"Winter Ghosts", das neuste Buch von Kate Mosse, basiert auf einer Kurzgeschichte von ihr, die in Großbritannien unter dem Titel „The Cave“ als Quick Read veröffentlicht wurde. Auch in dieser Erzählung kehrt sie zurück nach Südfrankreich, allerdings in die Zeit zwischen den beiden Weltkriegen, und erzählt eine berührende Geschichte über Liebe, Bindungen und Verlust.
Das Buch fiel mir durch die vermeintlich schlichte Aufmachung ins Auge und die 272 mit großer Schrift bedruckten Seiten waren allzu schnell gelesen. Die wundervollen an Holzschnitte erinnernden Illustrationen von Brian Gallagher passen perfekt zur Atmosphäre des Buchs und zu der Zeit, in der es spielt. Düster, geheimnisvoll und ein wenig altertümlich. Eine davon ist hier auf der vierten Seite zu sehen.
Der Erzähler Freddie Watson ist ein zurückgezogen lebender Mensch, der nie über den Tod seines Bruders George hinwegkam, der im ersten Weltkrieg in einem Schützengraben starb. Als das Telegramm mit der Nachricht „Missing Presumed Dead“ kommt ist er gerade 15 und wird von seinen Eltern mit seiner Trauer völlig allein gelassen.
Im Dezember 1928 ist er mit dem Auto in den Pyrenäen unterwegs, wird er auf einer abgelegenen Straße von einem Schneesturm überrascht und fährt gegen Gesteinsbrocken. In der verlassenen Landschaft hört er eine Stimme sagen „The others have slipped away into darkness“ (Die anderen sind in die Dunkelheit entschwunden.“), kann aber niemand sehen. Freddie ist gezwungen, in dem einsamen Dorf Nulle inmitten der Berge zu übernachten. Gestrandet an einem Ort, der im Winter völlig von der Außenwelt abschnitten ist, auch vom Strom- und Telefonnetz. An jenem Abend findet in Nulle traditionell seit dem 14. Jahrhundert die Feier von St. Etienne statt und die gesamte Dorfgemeinschaft versammelt sich in altertümlichen Kostümen. Freddie wird von der Vermieterin zu der Feier eingeladen.
In einer Zeit, in der die meisten Menschen die (jüngste) Vergangenheit vergessen möchten, werden hier in Nulle zu Freddies Erstaunen alte Traditionen gepflegt und zwischen den Zeilen ist die Liebe und Leidenschaft spürbar, die der Erzähler für diesen Ort und die Erinnerungen daran empfindet.

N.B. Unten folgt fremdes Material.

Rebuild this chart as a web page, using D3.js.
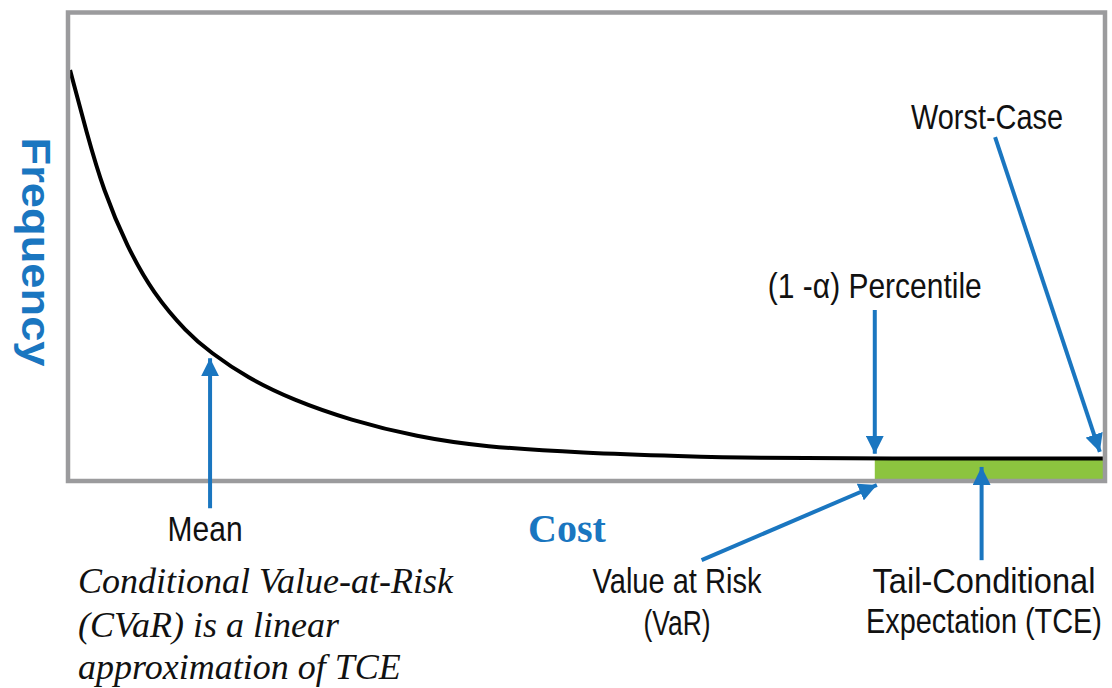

„Winter Ghosts“ besitzt einen ganz eigenen, verzaubernden Charme, durch die Hauptfigur und das altertümliche Dorf Nulle inmitten der tobenden Naturgewalten mit seinen leicht skurril wirkenden Bewohnern. Es erzählt zwei sehr persönliche Geschichten der Erinnerung und des Verlusts, von Liebe, die auch den Tod überdauert, sowie von den Gefühlen und Gedanken der Überlebenden. Freddie fühlt sich schuldig, dass der geliebte große Bruder starb, während er selbst weiterlebt. Man wünscht ihm sehnlich, dass er die Geister der Vergangenheit ruhen lassen kann und so auch selbst zur Ruhe kommt. Das Titelbild, sowie das vorangestellte okzitanische Lied und der Titel „Winter Geister“ passen perfekt zur Handlung.
Die Handlung ist für Vielleser vielleicht ein wenig vorhersehbar, aber das tat meinem Lesevergnügen keinen Abbruch. Flüssig geschrieben, war es innerhalb weniger Stunden gelesen und es kamen keinerlei Längen auf.
Fazit: Ein wundervolles Buch, poetisch geschrieben, das eine längst vergangene Zeit zum Leben erweckt und durch die Illustrationen noch zusätzlich an Atmosphäre gewinnt.
Edit: ISBN zur dt. Ausgabe eingefügt, deren Titelbild perfekt zum Inhalt passt und die auch den gleichen (ebenfalls passenden) Titel trägt wie die englische Fassung.